Nigeria's $20B Refinery Beats Oil Cartel, Hires 67,000
Africa's richest man just opened a massive refinery that's breaking up an oil monopoly that cost Nigeria $10 billion yearly. The project survived years of sabotage to finally give Nigeria control over its own fuel.
After fighting off what he calls an "oil mafia" for five years, billionaire Aliko Dangote has opened Africa's largest oil refinery and freed Nigeria from a corrupt fuel import system.
The $20 billion facility now processes 650,000 barrels of crude oil daily, with plans to reach 1.4 million barrels within 30 months. That makes it one of the world's largest single-location refineries.
Dangote revealed that powerful traders, shippers, and subsidy beneficiaries worked hard to stop his project.
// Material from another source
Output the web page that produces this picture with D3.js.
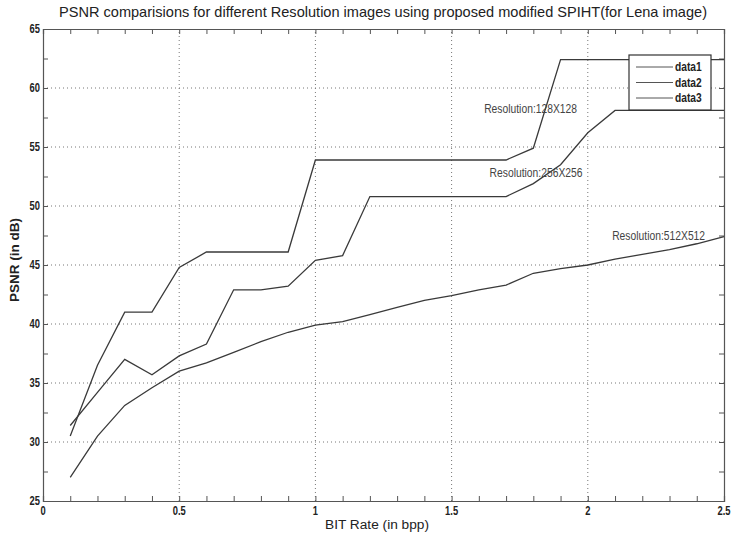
<!DOCTYPE html>
<html>
<head>
<meta charset="utf-8">
<script src="https://cdn.jsdelivr.net/npm/d3@7"></script>
<style>
  body { margin: 0; background: #fff; }
  svg text { font-family: "Liberation Sans", Arial, sans-serif; fill: #222; }
  .grid line { stroke: #777; stroke-dasharray: 1 3; stroke-width: 1; }
  .series { fill: none; stroke: #3a3a3a; stroke-width: 1.3; }
</style>
</head>
<body>
<svg id="chart" width="732" height="533"></svg>
<script>
"use strict";

// bit rates (bpp)
const bitRates = [0.1, 0.2, 0.3, 0.4, 0.5, 0.6, 0.7, 0.8, 0.9, 1.0, 1.1, 1.2, 1.3,
	1.4, 1.5, 1.6, 1.7, 1.8, 1.9, 2.0, 2.1, 2.2, 2.3, 2.4, 2.5];
// PSNR for 128x128
const psnr128 = [30.5, 36.5, 41.0, 41.0, 44.8, 46.1, 46.1, 46.1, 46.1, 53.9, 53.9, 53.9, 53.9,
	53.9, 53.9, 53.9, 53.9, 54.9, 62.4, 62.4, 62.4, 62.4, 62.4, 62.4, 62.4];
// PSNR for 256x256
const psnr256 = [31.4, 34.2, 37.0, 35.7, 37.3, 38.3, 42.9, 42.9, 43.2, 45.4, 45.8, 50.8, 50.8,
	50.8, 50.8, 50.8, 50.8, 51.9, 53.5, 56.2, 58.1, 58.1, 58.1, 58.1, 58.1];
// PSNR for 512x512
const psnr512 = [27.0, 30.5, 33.1, 34.6, 36.0, 36.7, 37.6, 38.5, 39.3, 39.9, 40.2, 40.8, 41.4,
	42.0, 42.4, 42.9, 43.3, 44.3, 44.7, 45.0, 45.5, 45.9, 46.3, 46.8, 47.4];

const seriesNames = ["data1", "data2", "data3"];
const annotations = [
	{text: "Resolution:128X128", x: 1.79, y: 57.9},
	{text: "Resolution:256X256", x: 1.81, y: 52.5},
	{text: "Resolution:512X512", x: 2.26, y: 47.1}
];
const xTicks = [0, 0.5, 1, 1.5, 2, 2.5];
const yTicks = [25, 30, 35, 40, 45, 50, 55, 60, 65];

const margin = {left: 43, right: 8, top: 29, bottom: 32};
const W = 732, H = 533;
const svg = d3.select("#chart");

const x = d3.scaleLinear().domain([0, 2.5]).range([margin.left, W - margin.right]);
const y = d3.scaleLinear().domain([25, 65]).range([H - margin.bottom, margin.top]);

// grid
const grid = svg.append("g").classed("grid", true);
grid.selectAll(".gx").data(xTicks.slice(1, -1)).enter().append("line")
	.attr("x1", d => x(d)).attr("x2", d => x(d))
	.attr("y1", y(25)).attr("y2", y(65));
grid.selectAll(".gy").data(yTicks.slice(1, -1)).enter().append("line")
	.attr("y1", d => y(d)).attr("y2", d => y(d))
	.attr("x1", x(0)).attr("x2", x(2.5));

// axes, ticks inward like matlab
const minorX = d3.range(0, 26).map(i => i / 10);
const minorY = d3.range(0, 17).map(i => 25 + i * 2.5);

function frameAxis(axis, pos, vals, size) {
	return svg.append("g")
		.attr("transform", pos)
		.call(axis.tickValues(vals).tickSize(size).tickFormat(""))
		.call(g => g.select(".domain").attr("stroke", "#555").attr("stroke-width", 1.2))
		.call(g => g.selectAll(".tick line").attr("stroke", "#555"));
}
frameAxis(d3.axisBottom(x), `translate(0,${y(25)})`, minorX, -5);
frameAxis(d3.axisTop(x), `translate(0,${y(65)})`, minorX, -5);
frameAxis(d3.axisLeft(y), `translate(${x(0)},0)`, minorY, -5);
frameAxis(d3.axisRight(y), `translate(${x(2.5)},0)`, minorY, -5);

// narrow font is not available, so squeeze the glyphs a bit
const squeeze = 0.78;

// tick labels
svg.append("g").selectAll("text").data(xTicks).enter().append("text")
	.attr("transform", d => `translate(${x(d)},${y(25) + 14}) scale(${squeeze},1)`)
	.attr("text-anchor", "middle")
	.style("font-size", "12px").style("font-weight", "bold")
	.text(d => d);
svg.append("g").selectAll("text").data(yTicks).enter().append("text")
	.attr("transform", d => `translate(${x(0) - 3},${y(d) + 4}) scale(${squeeze},1)`)
	.attr("text-anchor", "end")
	.style("font-size", "12px").style("font-weight", "bold")
	.text(d => d);

// lines
const allSeries = [psnr128, psnr256, psnr512];
const line = d3.line().x((d, i) => x(bitRates[i])).y(d => y(d));
svg.append("g").selectAll("path").data(allSeries).enter().append("path")
	.classed("series", true)
	.attr("d", line);

// annotations
svg.append("g").selectAll("text").data(annotations).enter().append("text")
	.attr("transform", d => `translate(${x(d.x)},${y(d.y)}) scale(0.86,1)`)
	.attr("text-anchor", "middle")
	.style("font-size", "12px").style("fill", "#444")
	.text(d => d.text);

// legend
const leg = svg.append("g").attr("transform", "translate(629,55)");
leg.append("rect").attr("width", 82).attr("height", 55)
	.attr("fill", "#fff").attr("stroke", "#333").attr("stroke-width", 1.2);
seriesNames.forEach((name, i) => {
	leg.append("line").attr("x1", 7).attr("x2", 44)
		.attr("y1", 12 + i * 15.5).attr("y2", 12 + i * 15.5)
		.attr("stroke", "#555").attr("stroke-width", 1);
	leg.append("text").attr("transform", `translate(46,${16 + i * 15.5}) scale(0.85,1)`)
		.style("font-size", "12px").style("font-weight", "bold")
		.text(name);
});

// title and axis labels
svg.append("text").attr("x", 383).attr("y", 17).attr("text-anchor", "middle")
	.attr("textLength", 648).attr("lengthAdjust", "spacingAndGlyphs")
	.style("font-size", "15px")
	.text("PSNR comparisions for different Resolution images using proposed  modified SPIHT(for Lena image)");
svg.append("text").attr("x", 377).attr("y", 529).attr("text-anchor", "middle")
	.attr("textLength", 104).attr("lengthAdjust", "spacingAndGlyphs")
	.style("font-size", "12px")
	.text("BIT Rate (in bpp)");
svg.append("text").attr("transform", "translate(19,260) rotate(-90)")
	.attr("text-anchor", "middle")
	.attr("textLength", 84).attr("lengthAdjust", "spacingAndGlyphs")
	.style("font-size", "12px").style("font-weight", "bold")
	.text("PSNR (in dB)");
</script>
</body>
</html>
They delayed land access for years because the refinery threatened their profits from a system where Nigeria imported all its refined fuel despite being a major oil producer.
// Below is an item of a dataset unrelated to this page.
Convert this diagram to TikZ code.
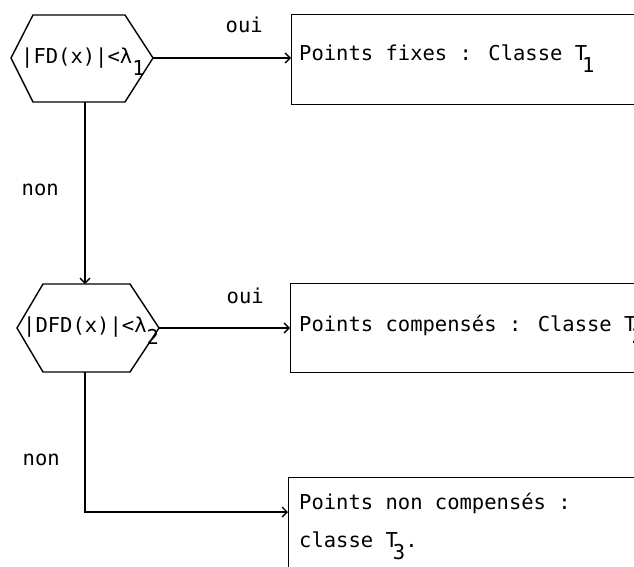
\documentclass[tikz,border=0pt]{standalone}
\usepackage{fontspec}
\newfontfamily\tw{DejaVu Sans Mono}
\usetikzlibrary{arrows.meta}
% typewriter-style subscript: a full-size character dropped half a line
\newcommand\lowsub[1]{\raisebox{-12pt}{#1}}

\begin{document}
\begin{tikzpicture}[x=1pt,y=-1pt,
  line/.style={line width=1.4pt, line join=miter},
  flow/.style={line, -{Straight Barb[length=5pt,width=10pt,line width=1.3pt]}},
  txt/.style={inner sep=0pt, anchor=base west, font=\tw\fontsize{20.5}{24}\selectfont},
  boxst/.style={line, draw, rectangle, inner sep=0pt, anchor=north west},
]
\useasboundingbox (0,0) rectangle (634,567);
\fill[white] (0,0) rectangle (634,567);
\clip (0,0) rectangle (634,567);

% first test
\coordinate (d1w) at (11,58);
\coordinate (d1nw) at (33,15);
\coordinate (d1ne) at (125,15);
\coordinate (d1e) at (153,58);
\coordinate (d1se) at (125,102);
\coordinate (d1sw) at (33,102);
\coordinate (d1s) at (85,102);
\draw[line] (d1w) -- (d1nw) -- (d1ne) -- (d1e) -- (d1se) -- (d1sw) -- cycle;
\node[txt] (t1) at (21,64) {|FD(x)|<λ\lowsub{1}};

% second test
\coordinate (d2w) at (17,328);
\coordinate (d2nw) at (43,284);
\coordinate (d2ne) at (130,284);
\coordinate (d2e) at (159,328);
\coordinate (d2se) at (130,372);
\coordinate (d2sw) at (43,372);
\coordinate (d2n) at (85,284);
\coordinate (d2s) at (85,372);
\draw[line] (d2w) -- (d2nw) -- (d2ne) -- (d2e) -- (d2se) -- (d2sw) -- cycle;
\node[txt] (t2) at (23,332) {|DFD(x)|<λ\lowsub{2}};

% result boxes (running off the right edge)
\node[boxst, minimum width=420pt, minimum height=90pt] (b1) at (291,14) {};
\node[boxst, minimum width=420pt, minimum height=89pt] (b2) at (290,283) {};
\node[boxst, minimum width=420pt, minimum height=140pt] (b3) at (288,477) {};

\node[txt] (l1) at (299,61) {Points fixes : Classe T\kern-5pt\lowsub{1}};
\node[txt] (l2) at (299,331) {Points compensés : Classe T\kern-5pt\lowsub{2}};
\node[txt] (l3a) at (299,509) {Points non compensés :};
\node[txt] (l3b) at (299,547) {classe T\kern-5pt\lowsub{3}.};

% connectors
\coordinate (b3in) at (b3.north west |- 0,512);
\draw[flow] (d1e) -- (d1e -| b1.west);
\draw[flow] (d1s) -- (d2n);
\draw[flow] (d2e) -- (d2e -| b2.west);
\draw[flow] (d2s) |- (b3in);

% branch labels
\node[txt] (oui1) at (225.5,33) {oui};
\node[txt] (non1) at (21.5,195) {non};
\node[txt] (oui2) at (226.5,303) {oui};
\node[txt] (non2) at (22.5,465) {non};
\end{tikzpicture}
\end{document}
The subsidy scheme cost Nigerian taxpayers nearly $10 billion every year. A small group of insiders got rich while everyday Nigerians paid the price through higher costs and fuel shortages.
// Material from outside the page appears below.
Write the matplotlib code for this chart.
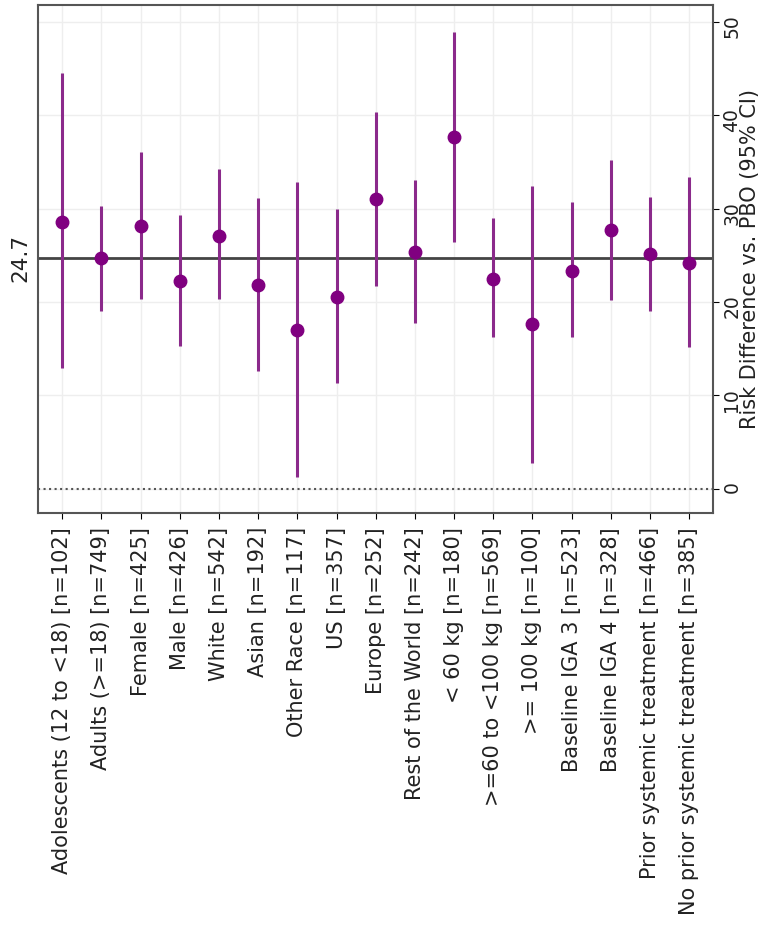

"These are the people that are not agreeing for us to settle down because they believe that we are coming here to displace them," Dangote said in an interview with Norway's sovereign wealth fund CEO. "Of course, that's what we have done now."
One construction site sat blocked for three and a half years. Another faced delays for 18 months. But Dangote refused to quit.

"When you get to the middle of the ocean, you realize that the tide was bad," he explained. "When you go forward, it's bad. When you go backwards, it's bad. So you have to work forward."
The project required building an entire port, new roads, and water infrastructure from scratch. During construction, it employed 67,000 people.
The Ripple Effect
The refinery has already transformed Nigeria's fuel market. It now sources 56 percent of its crude locally and processes 21 cargoes monthly from Nigerian oil fields alone.
The shift means billions of dollars that once left Nigeria for foreign refineries now stay in the country. Jobs that didn't exist before now support tens of thousands of families.
By breaking the import monopoly, the refinery also gives Nigeria energy security it never had. No more dependence on foreign supply chains or traders who profited from artificial scarcity.
Other African nations are watching closely. If Nigeria can refine its own oil, they can too.
Dangote admits the project became far bigger and harder than he imagined, but the results prove persistence pays off when you're fighting for something that matters.
What started as one man's business dream has become a blueprint for how Africa can take control of its own resources.